## TASK REQUIREMENTS
For this exercise, repeat all of the material verbatim apart from its images.

## DATA SHOWN
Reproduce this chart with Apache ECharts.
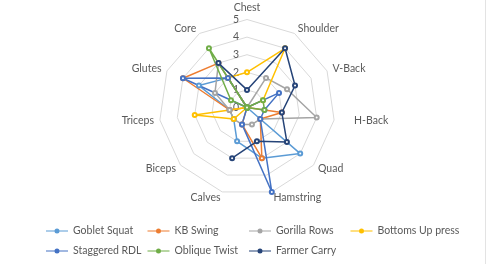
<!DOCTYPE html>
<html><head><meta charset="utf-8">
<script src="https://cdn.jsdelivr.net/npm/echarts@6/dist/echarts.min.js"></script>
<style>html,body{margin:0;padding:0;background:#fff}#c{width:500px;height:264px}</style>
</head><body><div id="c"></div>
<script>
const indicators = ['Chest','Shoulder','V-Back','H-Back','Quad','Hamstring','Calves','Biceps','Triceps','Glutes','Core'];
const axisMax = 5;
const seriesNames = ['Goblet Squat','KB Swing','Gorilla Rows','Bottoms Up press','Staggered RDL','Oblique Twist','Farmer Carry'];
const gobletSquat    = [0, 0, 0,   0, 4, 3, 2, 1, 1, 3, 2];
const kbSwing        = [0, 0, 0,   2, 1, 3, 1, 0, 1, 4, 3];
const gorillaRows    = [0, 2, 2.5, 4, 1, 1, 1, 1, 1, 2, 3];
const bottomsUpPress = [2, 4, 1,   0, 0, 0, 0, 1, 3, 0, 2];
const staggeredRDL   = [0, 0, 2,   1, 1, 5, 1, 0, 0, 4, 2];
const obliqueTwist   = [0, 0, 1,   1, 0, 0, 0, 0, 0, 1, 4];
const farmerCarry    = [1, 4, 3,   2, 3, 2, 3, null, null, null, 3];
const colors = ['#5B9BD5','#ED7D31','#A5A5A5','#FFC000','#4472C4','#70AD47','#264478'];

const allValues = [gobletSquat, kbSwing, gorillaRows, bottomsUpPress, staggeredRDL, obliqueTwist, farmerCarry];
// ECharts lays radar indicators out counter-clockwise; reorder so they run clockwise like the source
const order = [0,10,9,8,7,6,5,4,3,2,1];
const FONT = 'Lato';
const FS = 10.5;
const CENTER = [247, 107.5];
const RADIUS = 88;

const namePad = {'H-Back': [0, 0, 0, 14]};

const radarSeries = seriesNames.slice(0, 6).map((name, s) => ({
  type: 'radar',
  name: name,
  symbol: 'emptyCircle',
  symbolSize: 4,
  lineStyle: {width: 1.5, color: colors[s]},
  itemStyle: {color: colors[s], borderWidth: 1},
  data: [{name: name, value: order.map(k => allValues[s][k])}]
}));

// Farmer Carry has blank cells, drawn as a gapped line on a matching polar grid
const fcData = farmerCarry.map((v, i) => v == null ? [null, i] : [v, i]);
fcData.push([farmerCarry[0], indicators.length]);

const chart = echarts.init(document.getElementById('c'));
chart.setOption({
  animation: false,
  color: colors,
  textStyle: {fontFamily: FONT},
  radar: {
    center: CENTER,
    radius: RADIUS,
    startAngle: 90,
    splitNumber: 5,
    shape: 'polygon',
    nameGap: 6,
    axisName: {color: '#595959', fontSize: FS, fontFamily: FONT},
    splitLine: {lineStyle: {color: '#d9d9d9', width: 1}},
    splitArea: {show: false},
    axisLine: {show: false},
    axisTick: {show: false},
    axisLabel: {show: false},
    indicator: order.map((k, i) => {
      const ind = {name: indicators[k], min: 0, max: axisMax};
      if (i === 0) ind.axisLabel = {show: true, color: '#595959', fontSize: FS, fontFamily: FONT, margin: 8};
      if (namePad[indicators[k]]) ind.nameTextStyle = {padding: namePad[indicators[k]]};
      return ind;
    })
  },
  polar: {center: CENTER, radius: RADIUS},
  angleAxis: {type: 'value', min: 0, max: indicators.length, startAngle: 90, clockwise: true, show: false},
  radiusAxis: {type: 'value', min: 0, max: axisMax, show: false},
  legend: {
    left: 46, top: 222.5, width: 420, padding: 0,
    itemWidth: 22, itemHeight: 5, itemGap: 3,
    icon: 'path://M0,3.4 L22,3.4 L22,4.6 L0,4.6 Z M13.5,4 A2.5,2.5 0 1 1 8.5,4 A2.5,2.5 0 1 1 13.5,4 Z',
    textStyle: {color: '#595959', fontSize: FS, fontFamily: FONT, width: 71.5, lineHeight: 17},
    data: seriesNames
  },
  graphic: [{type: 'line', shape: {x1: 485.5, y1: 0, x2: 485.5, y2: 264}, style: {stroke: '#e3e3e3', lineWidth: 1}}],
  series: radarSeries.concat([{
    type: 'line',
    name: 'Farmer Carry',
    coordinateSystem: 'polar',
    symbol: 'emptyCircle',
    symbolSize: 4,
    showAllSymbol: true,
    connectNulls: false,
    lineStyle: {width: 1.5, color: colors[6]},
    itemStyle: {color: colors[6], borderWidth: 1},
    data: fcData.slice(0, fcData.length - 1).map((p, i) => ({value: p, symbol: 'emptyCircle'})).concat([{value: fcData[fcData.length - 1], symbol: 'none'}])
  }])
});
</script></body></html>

## CORRECT ANSWER
Reproduce this chart with Apache ECharts.
<!DOCTYPE html>
<html><head><meta charset="utf-8">
<script src="https://cdn.jsdelivr.net/npm/echarts@6/dist/echarts.min.js"></script>
<style>html,body{margin:0;padding:0;background:#fff}#c{width:500px;height:264px}</style>
</head><body><div id="c"></div>
<script>
const indicators = ['Chest','Shoulder','V-Back','H-Back','Quad','Hamstring','Calves','Biceps','Triceps','Glutes','Core'];
const axisMax = 5;
const seriesNames = ['Goblet Squat','KB Swing','Gorilla Rows','Bottoms Up press','Staggered RDL','Oblique Twist','Farmer Carry'];
const gobletSquat    = [0, 0, 0,   0, 4, 3, 2, 1, 1, 3, 2];
const kbSwing        = [0, 0, 0,   2, 1, 3, 1, 0, 1, 4, 3];
const gorillaRows    = [0, 2, 2.5, 4, 1, 1, 1, 1, 1, 2, 3];
const bottomsUpPress = [2, 4, 1,   0, 0, 0, 0, 1, 3, 0, 2];
const staggeredRDL   = [0, 0, 2,   1, 1, 5, 1, 0, 0, 4, 2];
const obliqueTwist   = [0, 0, 1,   1, 0, 0, 0, 0, 0, 1, 4];
const farmerCarry    = [1, 4, 3,   2, 3, 2, 3, null, null, null, 3];
const colors = ['#5B9BD5','#ED7D31','#A5A5A5','#FFC000','#4472C4','#70AD47','#264478'];

const allValues = [gobletSquat, kbSwing, gorillaRows, bottomsUpPress, staggeredRDL, obliqueTwist, farmerCarry];
// ECharts lays radar indicators out counter-clockwise; reorder so they run clockwise like the source
const order = [0,10,9,8,7,6,5,4,3,2,1];
const FONT = 'Lato';
const FS = 10.5;
const CENTER = [247, 107.5];
const RADIUS = 88;

const namePad = {'H-Back': [0, 0, 0, 14]};

const radarSeries = seriesNames.slice(0, 6).map((name, s) => ({
  type: 'radar',
  name: name,
  symbol: 'emptyCircle',
  symbolSize: 4,
  lineStyle: {width: 1.5, color: colors[s]},
  itemStyle: {color: colors[s], borderWidth: 1},
  data: [{name: name, value: order.map(k => allValues[s][k])}]
}));

// Farmer Carry has blank cells, drawn as a gapped line on a matching polar grid
const fcData = farmerCarry.map((v, i) => v == null ? [null, i] : [v, i]);
fcData.push([farmerCarry[0], indicators.length]);

const chart = echarts.init(document.getElementById('c'));
chart.setOption({
  animation: false,
  color: colors,
  textStyle: {fontFamily: FONT},
  radar: {
    center: CENTER,
    radius: RADIUS,
    startAngle: 90,
    splitNumber: 5,
    shape: 'polygon',
    nameGap: 6,
    axisName: {color: '#595959', fontSize: FS, fontFamily: FONT},
    splitLine: {lineStyle: {color: '#d9d9d9', width: 1}},
    splitArea: {show: false},
    axisLine: {show: false},
    axisTick: {show: false},
    axisLabel: {show: false},
    indicator: order.map((k, i) => {
      const ind = {name: indicators[k], min: 0, max: axisMax};
      if (i === 0) ind.axisLabel = {show: true, color: '#595959', fontSize: FS, fontFamily: FONT, margin: 8};
      if (namePad[indicators[k]]) ind.nameTextStyle = {padding: namePad[indicators[k]]};
      return ind;
    })
  },
  polar: {center: CENTER, radius: RADIUS},
  angleAxis: {type: 'value', min: 0, max: indicators.length, startAngle: 90, clockwise: true, show: false},
  radiusAxis: {type: 'value', min: 0, max: axisMax, show: false},
  legend: {
    left: 46, top: 222.5, width: 420, padding: 0,
    itemWidth: 22, itemHeight: 5, itemGap: 3,
    icon: 'path://M0,3.4 L22,3.4 L22,4.6 L0,4.6 Z M13.5,4 A2.5,2.5 0 1 1 8.5,4 A2.5,2.5 0 1 1 13.5,4 Z',
    textStyle: {color: '#595959', fontSize: FS, fontFamily: FONT, width: 71.5, lineHeight: 17},
    data: seriesNames
  },
  graphic: [{type: 'line', shape: {x1: 485.5, y1: 0, x2: 485.5, y2: 264}, style: {stroke: '#e3e3e3', lineWidth: 1}}],
  series: radarSeries.concat([{
    type: 'line',
    name: 'Farmer Carry',
    coordinateSystem: 'polar',
    symbol: 'emptyCircle',
    symbolSize: 4,
    showAllSymbol: true,
    connectNulls: false,
    lineStyle: {width: 1.5, color: colors[6]},
    itemStyle: {color: colors[6], borderWidth: 1},
    data: fcData.slice(0, fcData.length - 1).map((p, i) => ({value: p, symbol: 'emptyCircle'})).concat([{value: fcData[fcData.length - 1], symbol: 'none'}])
  }])
});
</script></body></html>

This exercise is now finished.